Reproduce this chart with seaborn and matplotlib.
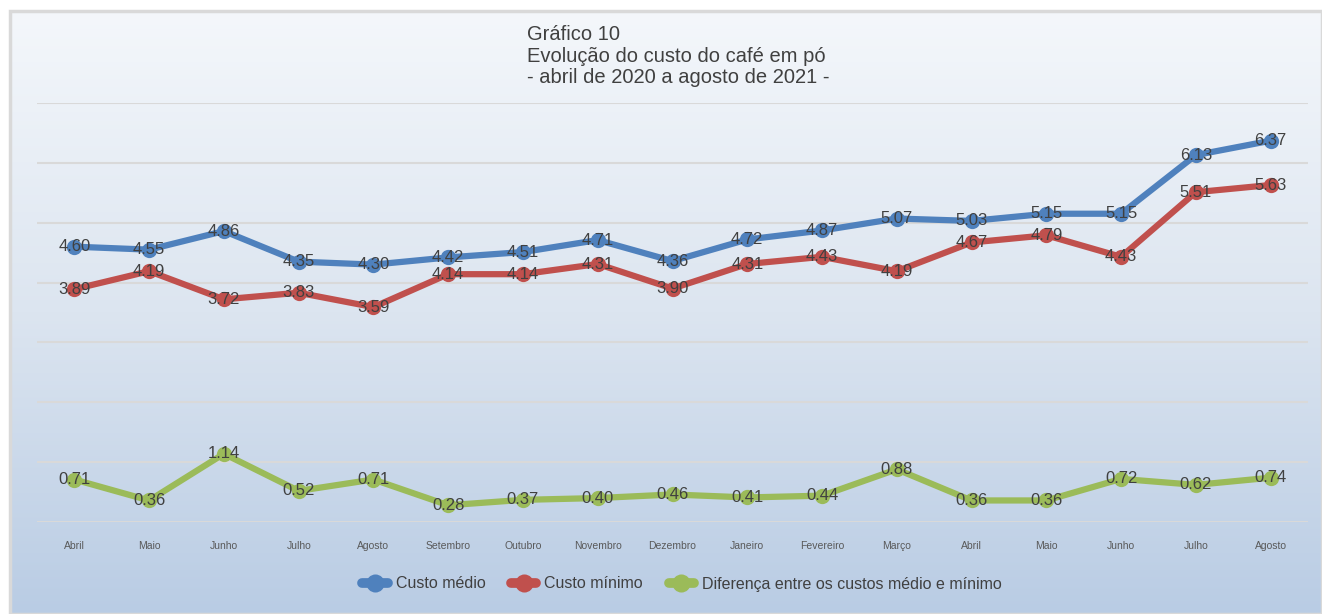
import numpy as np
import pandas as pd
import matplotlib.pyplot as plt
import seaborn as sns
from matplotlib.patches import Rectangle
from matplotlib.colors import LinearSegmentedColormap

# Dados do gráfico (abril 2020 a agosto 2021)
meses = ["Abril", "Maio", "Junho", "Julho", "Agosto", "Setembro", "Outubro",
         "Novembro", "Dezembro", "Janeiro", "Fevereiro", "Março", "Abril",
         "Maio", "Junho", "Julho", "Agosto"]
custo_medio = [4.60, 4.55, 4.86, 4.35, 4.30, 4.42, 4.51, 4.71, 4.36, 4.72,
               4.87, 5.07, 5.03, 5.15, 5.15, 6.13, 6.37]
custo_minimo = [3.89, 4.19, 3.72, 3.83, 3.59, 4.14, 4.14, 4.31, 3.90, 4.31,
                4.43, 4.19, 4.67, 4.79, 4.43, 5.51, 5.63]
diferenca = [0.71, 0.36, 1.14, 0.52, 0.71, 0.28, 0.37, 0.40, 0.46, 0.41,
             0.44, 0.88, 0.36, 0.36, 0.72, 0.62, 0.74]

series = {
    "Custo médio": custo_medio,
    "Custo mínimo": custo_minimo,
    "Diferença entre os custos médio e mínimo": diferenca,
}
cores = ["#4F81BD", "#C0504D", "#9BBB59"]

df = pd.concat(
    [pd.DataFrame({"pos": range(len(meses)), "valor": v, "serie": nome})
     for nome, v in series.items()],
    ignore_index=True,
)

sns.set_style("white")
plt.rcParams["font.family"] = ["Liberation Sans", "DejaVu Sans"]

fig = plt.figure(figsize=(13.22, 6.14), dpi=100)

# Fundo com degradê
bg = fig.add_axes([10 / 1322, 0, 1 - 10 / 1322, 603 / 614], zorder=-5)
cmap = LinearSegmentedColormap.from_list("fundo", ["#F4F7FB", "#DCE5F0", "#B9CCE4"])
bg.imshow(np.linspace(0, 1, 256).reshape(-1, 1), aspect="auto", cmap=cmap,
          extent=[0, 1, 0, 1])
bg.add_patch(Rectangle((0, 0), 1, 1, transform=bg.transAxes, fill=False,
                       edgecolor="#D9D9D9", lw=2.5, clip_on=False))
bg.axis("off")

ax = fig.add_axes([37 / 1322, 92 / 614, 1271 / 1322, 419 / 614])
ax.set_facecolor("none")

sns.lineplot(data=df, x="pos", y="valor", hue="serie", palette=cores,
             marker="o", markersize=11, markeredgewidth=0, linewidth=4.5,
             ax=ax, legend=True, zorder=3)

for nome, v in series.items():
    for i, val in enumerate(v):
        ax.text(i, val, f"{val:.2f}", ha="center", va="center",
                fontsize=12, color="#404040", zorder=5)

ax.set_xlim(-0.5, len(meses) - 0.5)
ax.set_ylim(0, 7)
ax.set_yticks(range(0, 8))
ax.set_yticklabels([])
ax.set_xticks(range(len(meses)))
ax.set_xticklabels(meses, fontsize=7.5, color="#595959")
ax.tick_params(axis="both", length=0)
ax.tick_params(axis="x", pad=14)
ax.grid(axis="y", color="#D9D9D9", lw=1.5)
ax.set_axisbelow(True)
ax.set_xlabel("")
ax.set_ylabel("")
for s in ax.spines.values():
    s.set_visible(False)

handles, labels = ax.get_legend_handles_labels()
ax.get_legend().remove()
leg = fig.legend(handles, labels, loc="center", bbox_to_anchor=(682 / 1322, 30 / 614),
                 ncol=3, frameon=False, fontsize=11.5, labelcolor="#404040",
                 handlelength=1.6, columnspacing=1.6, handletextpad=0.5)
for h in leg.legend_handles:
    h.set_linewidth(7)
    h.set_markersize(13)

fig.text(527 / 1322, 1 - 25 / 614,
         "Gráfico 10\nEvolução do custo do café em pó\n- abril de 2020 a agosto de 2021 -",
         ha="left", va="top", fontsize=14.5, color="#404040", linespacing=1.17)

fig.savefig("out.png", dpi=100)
# # # # #
### To be done
Transcribe the whole listing exactly. Pictures stay out of your copy.

### Written response
Reproduce this chart with seaborn and matplotlib.
import numpy as np
import pandas as pd
import matplotlib.pyplot as plt
import seaborn as sns
from matplotlib.patches import Rectangle
from matplotlib.colors import LinearSegmentedColormap

# Dados do gráfico (abril 2020 a agosto 2021)
meses = ["Abril", "Maio", "Junho", "Julho", "Agosto", "Setembro", "Outubro",
         "Novembro", "Dezembro", "Janeiro", "Fevereiro", "Março", "Abril",
         "Maio", "Junho", "Julho", "Agosto"]
custo_medio = [4.60, 4.55, 4.86, 4.35, 4.30, 4.42, 4.51, 4.71, 4.36, 4.72,
               4.87, 5.07, 5.03, 5.15, 5.15, 6.13, 6.37]
custo_minimo = [3.89, 4.19, 3.72, 3.83, 3.59, 4.14, 4.14, 4.31, 3.90, 4.31,
                4.43, 4.19, 4.67, 4.79, 4.43, 5.51, 5.63]
diferenca = [0.71, 0.36, 1.14, 0.52, 0.71, 0.28, 0.37, 0.40, 0.46, 0.41,
             0.44, 0.88, 0.36, 0.36, 0.72, 0.62, 0.74]

series = {
    "Custo médio": custo_medio,
    "Custo mínimo": custo_minimo,
    "Diferença entre os custos médio e mínimo": diferenca,
}
cores = ["#4F81BD", "#C0504D", "#9BBB59"]

df = pd.concat(
    [pd.DataFrame({"pos": range(len(meses)), "valor": v, "serie": nome})
     for nome, v in series.items()],
    ignore_index=True,
)

sns.set_style("white")
plt.rcParams["font.family"] = ["Liberation Sans", "DejaVu Sans"]

fig = plt.figure(figsize=(13.22, 6.14), dpi=100)

# Fundo com degradê
bg = fig.add_axes([10 / 1322, 0, 1 - 10 / 1322, 603 / 614], zorder=-5)
cmap = LinearSegmentedColormap.from_list("fundo", ["#F4F7FB", "#DCE5F0", "#B9CCE4"])
bg.imshow(np.linspace(0, 1, 256).reshape(-1, 1), aspect="auto", cmap=cmap,
          extent=[0, 1, 0, 1])
bg.add_patch(Rectangle((0, 0), 1, 1, transform=bg.transAxes, fill=False,
                       edgecolor="#D9D9D9", lw=2.5, clip_on=False))
bg.axis("off")

ax = fig.add_axes([37 / 1322, 92 / 614, 1271 / 1322, 419 / 614])
ax.set_facecolor("none")

sns.lineplot(data=df, x="pos", y="valor", hue="serie", palette=cores,
             marker="o", markersize=11, markeredgewidth=0, linewidth=4.5,
             ax=ax, legend=True, zorder=3)

for nome, v in series.items():
    for i, val in enumerate(v):
        ax.text(i, val, f"{val:.2f}", ha="center", va="center",
                fontsize=12, color="#404040", zorder=5)

ax.set_xlim(-0.5, len(meses) - 0.5)
ax.set_ylim(0, 7)
ax.set_yticks(range(0, 8))
ax.set_yticklabels([])
ax.set_xticks(range(len(meses)))
ax.set_xticklabels(meses, fontsize=7.5, color="#595959")
ax.tick_params(axis="both", length=0)
ax.tick_params(axis="x", pad=14)
ax.grid(axis="y", color="#D9D9D9", lw=1.5)
ax.set_axisbelow(True)
ax.set_xlabel("")
ax.set_ylabel("")
for s in ax.spines.values():
    s.set_visible(False)

handles, labels = ax.get_legend_handles_labels()
ax.get_legend().remove()
leg = fig.legend(handles, labels, loc="center", bbox_to_anchor=(682 / 1322, 30 / 614),
                 ncol=3, frameon=False, fontsize=11.5, labelcolor="#404040",
                 handlelength=1.6, columnspacing=1.6, handletextpad=0.5)
for h in leg.legend_handles:
    h.set_linewidth(7)
    h.set_markersize(13)

fig.text(527 / 1322, 1 - 25 / 614,
         "Gráfico 10\nEvolução do custo do café em pó\n- abril de 2020 a agosto de 2021 -",
         ha="left", va="top", fontsize=14.5, color="#404040", linespacing=1.17)

fig.savefig("out.png", dpi=100)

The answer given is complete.